In his book Deep Economy: The Wealth of Communities and the Durable Future, Bill McKibben develops a pretty cogent argument in favor of making economic choices that promote small, community-oriented, human-scale thinking over the more/massive/mass-market world that we've grown to expect and accept. He argues (again cogently) that the more/massive/mass-market world is pretty de-humanizing after all, and unsustainable anyways, and if we're really serious about building a durable future, we're going to have to start thinking locally.

You know: buy locally-grown food and locally-produced goods from the hands of real people that you can actually shake. McKibben doesn't stop there, though. He goes on to argue (still cogently) that part of building a durable future will include community-oriented, human-scale choices about our entertainment. If we can build community and a sense of place by supporting local entertainment (like our music, theatre, sports, and so on) we might discover a world where words like "more," "massive," and "mass-market" are no longer synonyms for "better."

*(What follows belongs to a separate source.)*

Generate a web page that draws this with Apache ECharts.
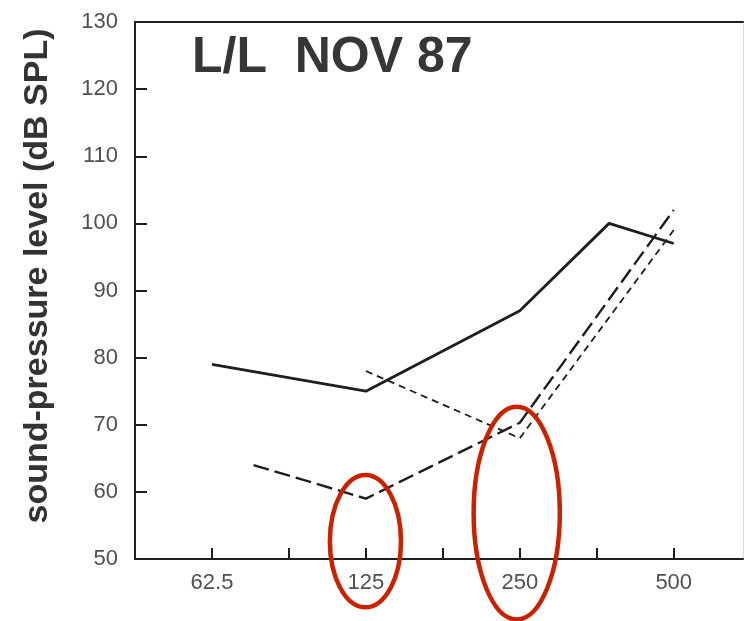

And this world, he argues, is the kind of world we'll need if we want to build durable and sustainable economies in the coming years.

Well. I don't know if I'll really save the planet by listening to tripmeter, but it's nice to muse. And there's still this: whenever I hear Wide World Crashing, suddenly I'm strolling again along that back alley behind the Sparrow Gardens arena where so many Briercrest bands have had rehearsal space, savouring the muffled sound of rock-dreams thumping through the walls- and whenever I listen to my friend Dale Dirksen's These are the Days, I'm sitting with him again in his office, musing about music and minsitry and life together- and whenever I listen to that rough-around-the-edges worship CD we produced at my old church, I'm there again trading chords and words and laughs with people I love.

I'm grounded. I'm anchored. I'm home.

And the Musik Biz doesn't produce a can of alt-rock-indie-fusion-pop that you could open for this kind of aural experience.